$\left(\sqrt{2}\right)^{\sqrt{2}^{{\,}^{\textstyle.^{\textstyle\,.^{\textstyle \,.}}}}}=x$
well if the infinite power tower of roots is $x$, then
$\left(\sqrt{2}\right)^x=x$
Now, I just tried out reasonable candidates, namely $2$ and $4$, which are the solution(s).
But how to do it without "brute force"?
Also, if I just type it in my calculator, $2$ seems to be the limit of this expression, so is $4$ wrong?

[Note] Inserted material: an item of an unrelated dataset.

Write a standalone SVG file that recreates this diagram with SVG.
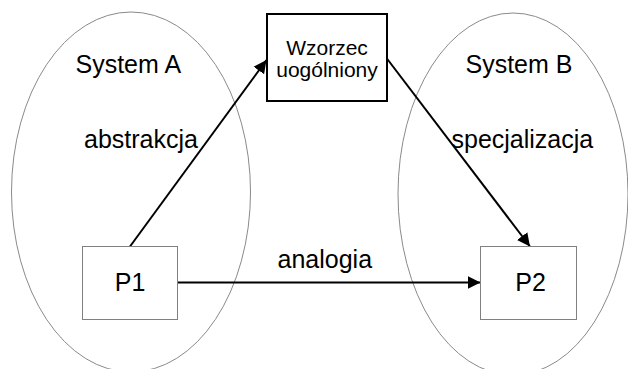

Let's interpret the infinite tower as the limit of the sequence $a_0 = \sqrt{2}, a_1 = \sqrt{2}^{a_0} = \sqrt{2}^{\sqrt2}, a_2 = \sqrt2^{a_1} = \sqrt2^{\sqrt2^{\sqrt2}}, \ldots$ . Indeed any limit $x$ must satisfy $x = \sqrt{2}^x$, which has the solutions $x=2$ and $x=4$.
To show that the limit must be $2$, you can prove that if $a_i \le 2$ then $a_{i+1} \le 2$. Therefore, by induction, $a_i \le 2$ for all $i$, so the limit must also be $\le 2$.